The lack of intersectional representation on the editorial board also influences who else has a voice on the letters and opinions pages. Many on social media and elsewhere have been pointing out the marked lack of representation of the opinions and perspectives of people who are houseless, people who are undocumented, people who are incarcerated, and many other people who are vital to the full identity and experiences of the people of Los Angeles and California.

In the future, the editorial board should work to help people understand that a purpose and function of journalism, according to the American Press Institute, is to “improve the quality of debate.” They can further help people understand the purpose and function of an individual opinion, how to verify a fact, and how we can help each other sort perceived realities from fiction. 

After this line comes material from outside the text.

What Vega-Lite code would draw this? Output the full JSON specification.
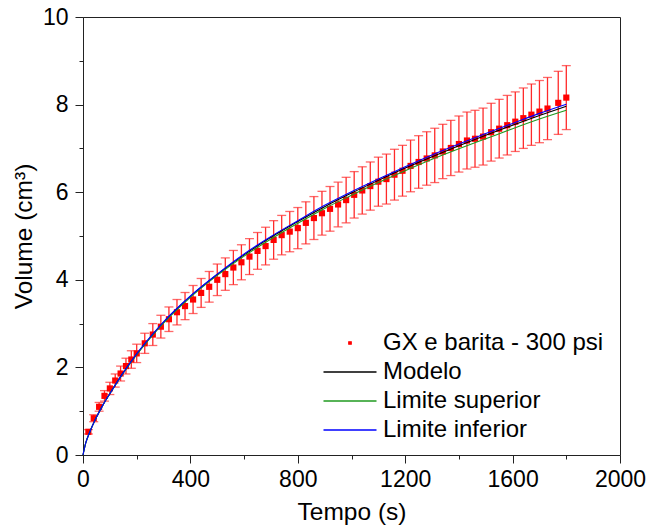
{
  "$schema": "https://vega.github.io/schema/vega-lite/v6.json",
  "width": 537,
  "height": 438,
  "autosize": {"type": "none"},
  "padding": {"left": 83, "top": 17, "right": 28, "bottom": 75},
  "background": "white",
  "config": {
    "font": "Liberation Sans",
    "view": {"stroke": "#222222", "strokeWidth": 1},
    "axis": {"grid": false, "domainColor": "#222222", "tickColor": "#222222", "labelColor": "#000000", "titleColor": "#000000", "titleFontWeight": "normal", "domainWidth": 1, "tickWidth": 1}
  },
  "datasets": {
    "pts": [
      {"t": 20, "v": 0.53, "err": 0.05, "s": "GX e barita - 300 psi"},
      {"t": 40, "v": 0.84, "err": 0.08, "s": "GX e barita - 300 psi"},
      {"t": 60, "v": 1.10, "err": 0.10, "s": "GX e barita - 300 psi"},
      {"t": 80, "v": 1.35, "err": 0.12, "s": "GX e barita - 300 psi"},
      {"t": 100, "v": 1.52, "err": 0.14, "s": "GX e barita - 300 psi"},
      {"t": 120, "v": 1.70, "err": 0.15, "s": "GX e barita - 300 psi"},
      {"t": 140, "v": 1.86, "err": 0.17, "s": "GX e barita - 300 psi"},
      {"t": 160, "v": 2.03, "err": 0.18, "s": "GX e barita - 300 psi"},
      {"t": 180, "v": 2.18, "err": 0.20, "s": "GX e barita - 300 psi"},
      {"t": 200, "v": 2.32, "err": 0.21, "s": "GX e barita - 300 psi"},
      {"t": 230, "v": 2.55, "err": 0.23, "s": "GX e barita - 300 psi"},
      {"t": 260, "v": 2.75, "err": 0.25, "s": "GX e barita - 300 psi"},
      {"t": 290, "v": 2.93, "err": 0.26, "s": "GX e barita - 300 psi"},
      {"t": 320, "v": 3.10, "err": 0.28, "s": "GX e barita - 300 psi"},
      {"t": 350, "v": 3.26, "err": 0.29, "s": "GX e barita - 300 psi"},
      {"t": 380, "v": 3.40, "err": 0.31, "s": "GX e barita - 300 psi"},
      {"t": 410, "v": 3.55, "err": 0.32, "s": "GX e barita - 300 psi"},
      {"t": 440, "v": 3.70, "err": 0.33, "s": "GX e barita - 300 psi"},
      {"t": 470, "v": 3.84, "err": 0.35, "s": "GX e barita - 300 psi"},
      {"t": 500, "v": 4.00, "err": 0.36, "s": "GX e barita - 300 psi"},
      {"t": 530, "v": 4.13, "err": 0.37, "s": "GX e barita - 300 psi"},
      {"t": 560, "v": 4.28, "err": 0.39, "s": "GX e barita - 300 psi"},
      {"t": 590, "v": 4.40, "err": 0.40, "s": "GX e barita - 300 psi"},
      {"t": 620, "v": 4.53, "err": 0.41, "s": "GX e barita - 300 psi"},
      {"t": 650, "v": 4.66, "err": 0.42, "s": "GX e barita - 300 psi"},
      {"t": 680, "v": 4.77, "err": 0.43, "s": "GX e barita - 300 psi"},
      {"t": 710, "v": 4.91, "err": 0.44, "s": "GX e barita - 300 psi"},
      {"t": 740, "v": 5.02, "err": 0.45, "s": "GX e barita - 300 psi"},
      {"t": 770, "v": 5.10, "err": 0.46, "s": "GX e barita - 300 psi"},
      {"t": 800, "v": 5.18, "err": 0.47, "s": "GX e barita - 300 psi"},
      {"t": 830, "v": 5.30, "err": 0.48, "s": "GX e barita - 300 psi"},
      {"t": 860, "v": 5.41, "err": 0.49, "s": "GX e barita - 300 psi"},
      {"t": 890, "v": 5.52, "err": 0.50, "s": "GX e barita - 300 psi"},
      {"t": 920, "v": 5.62, "err": 0.51, "s": "GX e barita - 300 psi"},
      {"t": 950, "v": 5.72, "err": 0.51, "s": "GX e barita - 300 psi"},
      {"t": 980, "v": 5.82, "err": 0.52, "s": "GX e barita - 300 psi"},
      {"t": 1010, "v": 5.94, "err": 0.53, "s": "GX e barita - 300 psi"},
      {"t": 1040, "v": 6.04, "err": 0.54, "s": "GX e barita - 300 psi"},
      {"t": 1070, "v": 6.14, "err": 0.55, "s": "GX e barita - 300 psi"},
      {"t": 1100, "v": 6.24, "err": 0.56, "s": "GX e barita - 300 psi"},
      {"t": 1130, "v": 6.30, "err": 0.57, "s": "GX e barita - 300 psi"},
      {"t": 1160, "v": 6.40, "err": 0.58, "s": "GX e barita - 300 psi"},
      {"t": 1190, "v": 6.49, "err": 0.58, "s": "GX e barita - 300 psi"},
      {"t": 1220, "v": 6.60, "err": 0.59, "s": "GX e barita - 300 psi"},
      {"t": 1250, "v": 6.69, "err": 0.60, "s": "GX e barita - 300 psi"},
      {"t": 1280, "v": 6.77, "err": 0.61, "s": "GX e barita - 300 psi"},
      {"t": 1310, "v": 6.84, "err": 0.62, "s": "GX e barita - 300 psi"},
      {"t": 1340, "v": 6.93, "err": 0.62, "s": "GX e barita - 300 psi"},
      {"t": 1370, "v": 7.01, "err": 0.63, "s": "GX e barita - 300 psi"},
      {"t": 1400, "v": 7.10, "err": 0.64, "s": "GX e barita - 300 psi"},
      {"t": 1430, "v": 7.18, "err": 0.65, "s": "GX e barita - 300 psi"},
      {"t": 1460, "v": 7.22, "err": 0.65, "s": "GX e barita - 300 psi"},
      {"t": 1490, "v": 7.27, "err": 0.65, "s": "GX e barita - 300 psi"},
      {"t": 1520, "v": 7.37, "err": 0.66, "s": "GX e barita - 300 psi"},
      {"t": 1550, "v": 7.45, "err": 0.67, "s": "GX e barita - 300 psi"},
      {"t": 1580, "v": 7.53, "err": 0.68, "s": "GX e barita - 300 psi"},
      {"t": 1610, "v": 7.61, "err": 0.68, "s": "GX e barita - 300 psi"},
      {"t": 1640, "v": 7.69, "err": 0.69, "s": "GX e barita - 300 psi"},
      {"t": 1670, "v": 7.77, "err": 0.70, "s": "GX e barita - 300 psi"},
      {"t": 1700, "v": 7.84, "err": 0.71, "s": "GX e barita - 300 psi"},
      {"t": 1730, "v": 7.91, "err": 0.71, "s": "GX e barita - 300 psi"},
      {"t": 1770, "v": 8.04, "err": 0.72, "s": "GX e barita - 300 psi"},
      {"t": 1800, "v": 8.16, "err": 0.73, "s": "GX e barita - 300 psi"}
    ],
    "lines": [
      {"t": 0, "v": 0, "s": "Modelo"}, {"t": 10, "v": 0.27, "s": "Modelo"}, {"t": 25, "v": 0.52, "s": "Modelo"}, {"t": 50, "v": 0.86, "s": "Modelo"}, {"t": 75, "v": 1.15, "s": "Modelo"}, {"t": 100, "v": 1.40, "s": "Modelo"}, {"t": 150, "v": 1.88, "s": "Modelo"}, {"t": 200, "v": 2.30, "s": "Modelo"}, {"t": 250, "v": 2.68, "s": "Modelo"}, {"t": 300, "v": 3.03, "s": "Modelo"}, {"t": 400, "v": 3.62, "s": "Modelo"}, {"t": 500, "v": 4.12, "s": "Modelo"}, {"t": 600, "v": 4.57, "s": "Modelo"}, {"t": 700, "v": 4.97, "s": "Modelo"}, {"t": 800, "v": 5.33, "s": "Modelo"}, {"t": 900, "v": 5.67, "s": "Modelo"}, {"t": 1000, "v": 5.98, "s": "Modelo"}, {"t": 1100, "v": 6.27, "s": "Modelo"}, {"t": 1200, "v": 6.55, "s": "Modelo"}, {"t": 1300, "v": 6.81, "s": "Modelo"}, {"t": 1400, "v": 7.06, "s": "Modelo"}, {"t": 1500, "v": 7.30, "s": "Modelo"}, {"t": 1600, "v": 7.53, "s": "Modelo"}, {"t": 1700, "v": 7.75, "s": "Modelo"}, {"t": 1800, "v": 7.96, "s": "Modelo"},
      {"t": 0, "v": 0, "s": "Limite superior"}, {"t": 10, "v": 0.27, "s": "Limite superior"}, {"t": 25, "v": 0.52, "s": "Limite superior"}, {"t": 50, "v": 0.86, "s": "Limite superior"}, {"t": 75, "v": 1.15, "s": "Limite superior"}, {"t": 100, "v": 1.40, "s": "Limite superior"}, {"t": 150, "v": 1.87, "s": "Limite superior"}, {"t": 200, "v": 2.29, "s": "Limite superior"}, {"t": 250, "v": 2.67, "s": "Limite superior"}, {"t": 300, "v": 3.01, "s": "Limite superior"}, {"t": 400, "v": 3.60, "s": "Limite superior"}, {"t": 500, "v": 4.10, "s": "Limite superior"}, {"t": 600, "v": 4.54, "s": "Limite superior"}, {"t": 700, "v": 4.93, "s": "Limite superior"}, {"t": 800, "v": 5.29, "s": "Limite superior"}, {"t": 900, "v": 5.63, "s": "Limite superior"}, {"t": 1000, "v": 5.93, "s": "Limite superior"}, {"t": 1100, "v": 6.22, "s": "Limite superior"}, {"t": 1200, "v": 6.49, "s": "Limite superior"}, {"t": 1300, "v": 6.75, "s": "Limite superior"}, {"t": 1400, "v": 6.99, "s": "Limite superior"}, {"t": 1500, "v": 7.22, "s": "Limite superior"}, {"t": 1600, "v": 7.45, "s": "Limite superior"}, {"t": 1700, "v": 7.67, "s": "Limite superior"}, {"t": 1800, "v": 7.87, "s": "Limite superior"},
      {"t": 0, "v": 0, "s": "Limite inferior"}, {"t": 10, "v": 0.27, "s": "Limite inferior"}, {"t": 25, "v": 0.52, "s": "Limite inferior"}, {"t": 50, "v": 0.86, "s": "Limite inferior"}, {"t": 75, "v": 1.15, "s": "Limite inferior"}, {"t": 100, "v": 1.40, "s": "Limite inferior"}, {"t": 150, "v": 1.88, "s": "Limite inferior"}, {"t": 200, "v": 2.31, "s": "Limite inferior"}, {"t": 250, "v": 2.69, "s": "Limite inferior"}, {"t": 300, "v": 3.04, "s": "Limite inferior"}, {"t": 400, "v": 3.63, "s": "Limite inferior"}, {"t": 500, "v": 4.13, "s": "Limite inferior"}, {"t": 600, "v": 4.59, "s": "Limite inferior"}, {"t": 700, "v": 4.99, "s": "Limite inferior"}, {"t": 800, "v": 5.35, "s": "Limite inferior"}, {"t": 900, "v": 5.70, "s": "Limite inferior"}, {"t": 1000, "v": 6.01, "s": "Limite inferior"}, {"t": 1100, "v": 6.30, "s": "Limite inferior"}, {"t": 1200, "v": 6.58, "s": "Limite inferior"}, {"t": 1300, "v": 6.85, "s": "Limite inferior"}, {"t": 1400, "v": 7.10, "s": "Limite inferior"}, {"t": 1500, "v": 7.34, "s": "Limite inferior"}, {"t": 1600, "v": 7.57, "s": "Limite inferior"}, {"t": 1700, "v": 7.80, "s": "Limite inferior"}, {"t": 1800, "v": 8.01, "s": "Limite inferior"}
    ]
  },
  "resolve": {"axis": {"x": "independent", "y": "independent"}},
  "layer": [
    {
      "data": {"name": "pts"},
      "mark": {"type": "errorbar", "color": "#ff2a2a", "thickness": 1.3, "ticks": {"size": 9, "thickness": 1.3, "color": "#ff2a2a"}},
      "encoding": {
        "x": {"field": "t", "type": "quantitative", "scale": {"domain": [0, 2000], "nice": false}, "axis": null},
        "y": {"field": "v", "type": "quantitative", "scale": {"domain": [0, 10], "nice": false}, "axis": null},
        "yError": {"field": "err"}
      }
    },
    {
      "data": {"name": "pts"},
      "mark": {"type": "square", "size": 38, "opacity": 1},
      "encoding": {
        "x": {"field": "t", "type": "quantitative", "scale": {"domain": [0, 2000], "nice": false},
              "axis": {"orient": "bottom", "values": [200, 600, 1000, 1400, 1800], "tickSize": 4, "labels": false, "domain": false, "title": null}},
        "y": {"field": "v", "type": "quantitative", "scale": {"domain": [0, 10], "nice": false},
              "axis": {"orient": "left", "values": [1, 3, 5, 7, 9], "tickSize": 4, "labels": false, "domain": false, "title": null}},
        "color": {"field": "s", "type": "nominal",
          "scale": {"domain": ["GX e barita - 300 psi", "Modelo", "Limite superior", "Limite inferior"], "range": ["#ff0000", "#000000", "#1f9a1f", "#0000ff"]},
          "legend": {"orient": "none", "legendX": 255, "legendY": 314, "title": null, "padding": 0,
            "symbolType": "M-5.3,0H5.3", "symbolSize": 100, "symbolStrokeWidth": 1.3,
            "labelFontSize": 24, "labelColor": "#000000", "labelOffset": 21, "labelLimit": 0, "rowPadding": 5,
            "encode": {"symbols": {"update": {
              "shape": {"signal": "datum.value === 'GX e barita - 300 psi' ? 'M-0.24,-0.24H0.24V0.24H-0.24Z' : 'M-5.3,0H5.3'"},
              "fill": {"signal": "datum.value === 'GX e barita - 300 psi' ? '#ff0000' : 'transparent'"},
              "stroke": {"signal": "datum.value === 'GX e barita - 300 psi' ? 'transparent' : (datum.value === 'Modelo' ? '#000000' : (datum.value === 'Limite superior' ? '#1f9a1f' : '#0000ff'))"},
              "opacity": {"value": 1}
            }}}}
        }
      }
    },
    {
      "data": {"name": "lines"},
      "mark": {"type": "line", "strokeWidth": 1.1, "interpolate": "monotone"},
      "encoding": {
        "x": {"field": "t", "type": "quantitative", "scale": {"domain": [0, 2000], "nice": false},
              "axis": {"orient": "bottom", "values": [0, 400, 800, 1200, 1600, 2000], "format": "d", "tickSize": 8, "labelFontSize": 23, "labelPadding": 5, "labelFlush": false, "labelOverlap": false, "title": "Tempo (s)", "titleFontSize": 24.5, "titlePadding": 9}},
        "y": {"field": "v", "type": "quantitative", "scale": {"domain": [0, 10], "nice": false},
              "axis": {"orient": "left", "values": [0, 2, 4, 6, 8, 10], "format": "d", "tickSize": 8, "labelFontSize": 23, "labelPadding": 7, "labelFlush": false, "labelOverlap": false, "title": "Volume (cm³)", "titleFontSize": 24.5, "titlePadding": 6}},
        "color": {"field": "s", "type": "nominal",
          "scale": {"domain": ["GX e barita - 300 psi", "Modelo", "Limite superior", "Limite inferior"], "range": ["#ff0000", "#000000", "#1f9a1f", "#0000ff"]},
          "legend": {"orient": "none", "legendX": 255, "legendY": 314, "title": null, "padding": 0,
            "symbolType": "M-5.3,0H5.3", "symbolSize": 100, "symbolStrokeWidth": 1.3,
            "labelFontSize": 24, "labelColor": "#000000", "labelOffset": 21, "labelLimit": 0, "rowPadding": 5,
            "encode": {"symbols": {"update": {
              "shape": {"signal": "datum.value === 'GX e barita - 300 psi' ? 'M-0.24,-0.24H0.24V0.24H-0.24Z' : 'M-5.3,0H5.3'"},
              "fill": {"signal": "datum.value === 'GX e barita - 300 psi' ? '#ff0000' : 'transparent'"},
              "stroke": {"signal": "datum.value === 'GX e barita - 300 psi' ? 'transparent' : (datum.value === 'Modelo' ? '#000000' : (datum.value === 'Limite superior' ? '#1f9a1f' : '#0000ff'))"},
              "opacity": {"value": 1}
            }}}}
        }
      }
    }
  ]
}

For example, if the goal of the letters was to truly understand Trump voters viewpoints, then we don’t just want to know about a Black man who made money during the Trump administration; we want to know how he as a Black man can ignore the racist messages that allowed Trump’s base to grow, and the plight of Black people who have suffered from COVID-19 or at the hands of the police under the Trump administration. We don’t just want to know that a Trump supporter thinks voters understood the intentions of Prop 16; we want to hear more about how they think that the government and we as people should address the historical and present realities of state-sanctioned discrimination that has led to such drastic economic, social, and educational inequality in California?

The LA Times editorial board should dedicate themselves to further representing and sharing the full and rich range of the unique opinions of Californians and, most importantly, why they hold them. And from there, comprehensive dialogue might begin.

Anne Charity Hudley is the North Hall Endowed Chair in the Linguistics of African America at the University of California, Santa Barbara. Her research and publications address the relationship between English language variation and K-16 educational practices and policies. She is the co-author of three books: The Indispensable Guide to Undergraduate Research: Success in and Beyond College, Understanding English Language Variation in US Schools, and We Do Language: English Language Variation in the Secondary English Classroom

Jamaal Muwwakkil, Los Angeles,, @wordsbyjamaal

Jamaal Muwwakkil is the UC Student Regent and a Ph.D. candidate in Linguistics at the University of California, Santa Barbara. His research explores the relationship between language, institutions, and power, with a focus on higher education in California. His master’s thesis was an ethnography of conservative student groups on a liberal university campus.